## begin INFORMATION SUPPLIED

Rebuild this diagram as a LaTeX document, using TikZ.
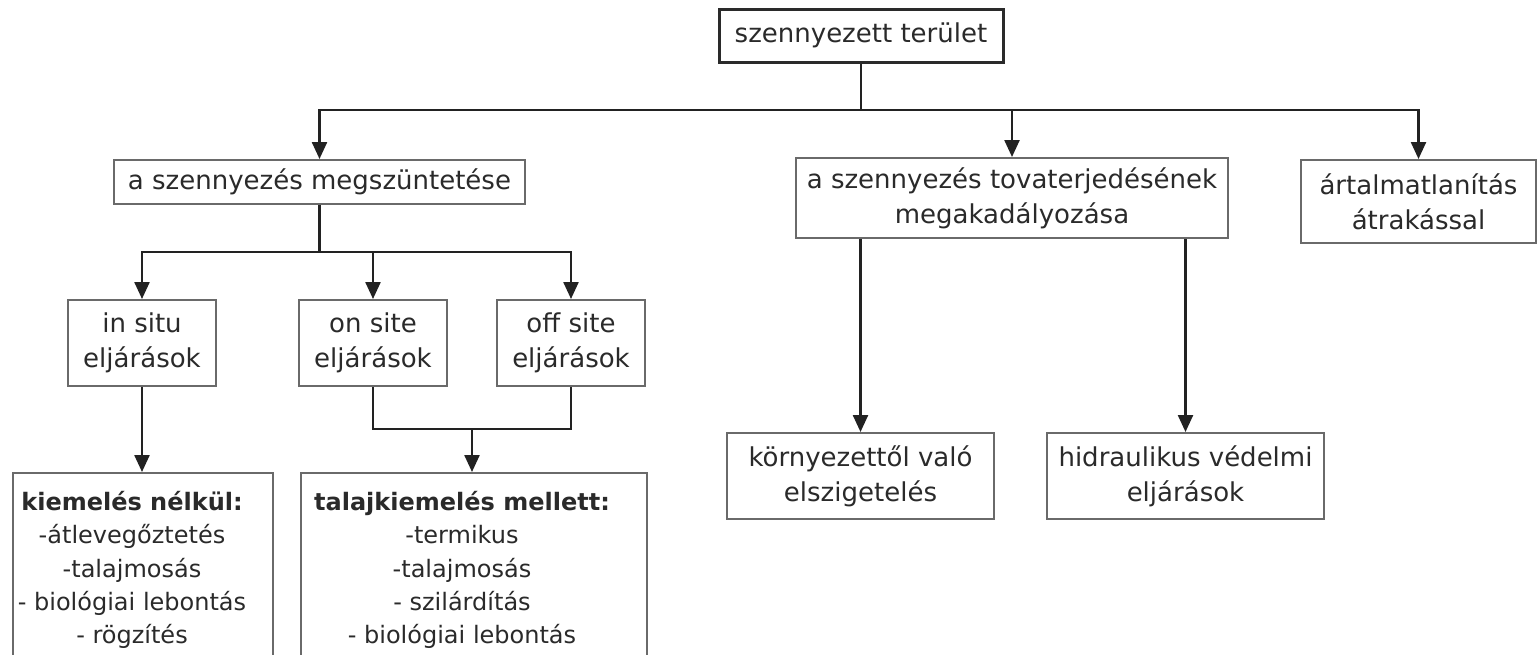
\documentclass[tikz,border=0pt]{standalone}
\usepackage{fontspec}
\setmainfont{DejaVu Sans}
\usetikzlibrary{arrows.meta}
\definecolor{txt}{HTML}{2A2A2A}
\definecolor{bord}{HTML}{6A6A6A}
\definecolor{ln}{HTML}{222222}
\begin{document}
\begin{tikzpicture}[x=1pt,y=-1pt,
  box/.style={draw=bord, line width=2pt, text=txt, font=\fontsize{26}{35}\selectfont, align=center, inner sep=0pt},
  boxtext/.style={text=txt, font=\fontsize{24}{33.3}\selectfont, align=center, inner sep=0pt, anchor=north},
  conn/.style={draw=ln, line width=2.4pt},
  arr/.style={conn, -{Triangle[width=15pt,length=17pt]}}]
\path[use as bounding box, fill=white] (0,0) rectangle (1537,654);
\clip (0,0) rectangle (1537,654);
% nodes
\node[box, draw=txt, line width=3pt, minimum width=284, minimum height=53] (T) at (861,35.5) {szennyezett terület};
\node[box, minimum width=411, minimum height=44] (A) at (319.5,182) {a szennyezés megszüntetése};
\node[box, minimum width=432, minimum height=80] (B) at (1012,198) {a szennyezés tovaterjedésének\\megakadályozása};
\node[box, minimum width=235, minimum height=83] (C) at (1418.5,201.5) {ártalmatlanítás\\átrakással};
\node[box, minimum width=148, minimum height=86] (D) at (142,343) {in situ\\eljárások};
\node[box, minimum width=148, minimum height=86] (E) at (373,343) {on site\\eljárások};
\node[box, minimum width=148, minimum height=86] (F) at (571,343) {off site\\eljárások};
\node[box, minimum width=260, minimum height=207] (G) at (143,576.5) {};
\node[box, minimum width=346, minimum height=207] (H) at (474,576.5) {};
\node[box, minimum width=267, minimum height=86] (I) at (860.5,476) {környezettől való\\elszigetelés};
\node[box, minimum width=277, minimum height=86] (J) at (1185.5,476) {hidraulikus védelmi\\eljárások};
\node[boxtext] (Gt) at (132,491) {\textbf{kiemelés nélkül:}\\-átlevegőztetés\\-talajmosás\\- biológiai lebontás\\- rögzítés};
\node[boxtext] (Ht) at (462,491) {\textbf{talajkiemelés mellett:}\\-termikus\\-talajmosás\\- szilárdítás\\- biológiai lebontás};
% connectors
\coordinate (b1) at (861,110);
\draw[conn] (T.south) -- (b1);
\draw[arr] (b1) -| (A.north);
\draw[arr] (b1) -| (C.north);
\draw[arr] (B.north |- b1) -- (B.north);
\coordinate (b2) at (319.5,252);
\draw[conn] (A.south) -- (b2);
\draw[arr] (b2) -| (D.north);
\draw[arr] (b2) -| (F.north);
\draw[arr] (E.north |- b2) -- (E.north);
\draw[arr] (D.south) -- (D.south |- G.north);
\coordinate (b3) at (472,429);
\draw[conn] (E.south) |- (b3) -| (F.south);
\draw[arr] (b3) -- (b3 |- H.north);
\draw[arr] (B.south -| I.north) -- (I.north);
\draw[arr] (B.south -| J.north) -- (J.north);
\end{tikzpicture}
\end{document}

## end INFORMATION SUPPLIED

WHAT YOU SHOULD DO: Give every line above again exactly, with no pictures.

RESPONSE TO THIS EXERCISE:
Rebuild this diagram as a LaTeX document, using TikZ.
\documentclass[tikz,border=0pt]{standalone}
\usepackage{fontspec}
\setmainfont{DejaVu Sans}
\usetikzlibrary{arrows.meta}
\definecolor{txt}{HTML}{2A2A2A}
\definecolor{bord}{HTML}{6A6A6A}
\definecolor{ln}{HTML}{222222}
\begin{document}
\begin{tikzpicture}[x=1pt,y=-1pt,
  box/.style={draw=bord, line width=2pt, text=txt, font=\fontsize{26}{35}\selectfont, align=center, inner sep=0pt},
  boxtext/.style={text=txt, font=\fontsize{24}{33.3}\selectfont, align=center, inner sep=0pt, anchor=north},
  conn/.style={draw=ln, line width=2.4pt},
  arr/.style={conn, -{Triangle[width=15pt,length=17pt]}}]
\path[use as bounding box, fill=white] (0,0) rectangle (1537,654);
\clip (0,0) rectangle (1537,654);
% nodes
\node[box, draw=txt, line width=3pt, minimum width=284, minimum height=53] (T) at (861,35.5) {szennyezett terület};
\node[box, minimum width=411, minimum height=44] (A) at (319.5,182) {a szennyezés megszüntetése};
\node[box, minimum width=432, minimum height=80] (B) at (1012,198) {a szennyezés tovaterjedésének\\megakadályozása};
\node[box, minimum width=235, minimum height=83] (C) at (1418.5,201.5) {ártalmatlanítás\\átrakással};
\node[box, minimum width=148, minimum height=86] (D) at (142,343) {in situ\\eljárások};
\node[box, minimum width=148, minimum height=86] (E) at (373,343) {on site\\eljárások};
\node[box, minimum width=148, minimum height=86] (F) at (571,343) {off site\\eljárások};
\node[box, minimum width=260, minimum height=207] (G) at (143,576.5) {};
\node[box, minimum width=346, minimum height=207] (H) at (474,576.5) {};
\node[box, minimum width=267, minimum height=86] (I) at (860.5,476) {környezettől való\\elszigetelés};
\node[box, minimum width=277, minimum height=86] (J) at (1185.5,476) {hidraulikus védelmi\\eljárások};
\node[boxtext] (Gt) at (132,491) {\textbf{kiemelés nélkül:}\\-átlevegőztetés\\-talajmosás\\- biológiai lebontás\\- rögzítés};
\node[boxtext] (Ht) at (462,491) {\textbf{talajkiemelés mellett:}\\-termikus\\-talajmosás\\- szilárdítás\\- biológiai lebontás};
% connectors
\coordinate (b1) at (861,110);
\draw[conn] (T.south) -- (b1);
\draw[arr] (b1) -| (A.north);
\draw[arr] (b1) -| (C.north);
\draw[arr] (B.north |- b1) -- (B.north);
\coordinate (b2) at (319.5,252);
\draw[conn] (A.south) -- (b2);
\draw[arr] (b2) -| (D.north);
\draw[arr] (b2) -| (F.north);
\draw[arr] (E.north |- b2) -- (E.north);
\draw[arr] (D.south) -- (D.south |- G.north);
\coordinate (b3) at (472,429);
\draw[conn] (E.south) |- (b3) -| (F.south);
\draw[arr] (b3) -- (b3 |- H.north);
\draw[arr] (B.south -| I.north) -- (I.north);
\draw[arr] (B.south -| J.north) -- (J.north);
\end{tikzpicture}
\end{document}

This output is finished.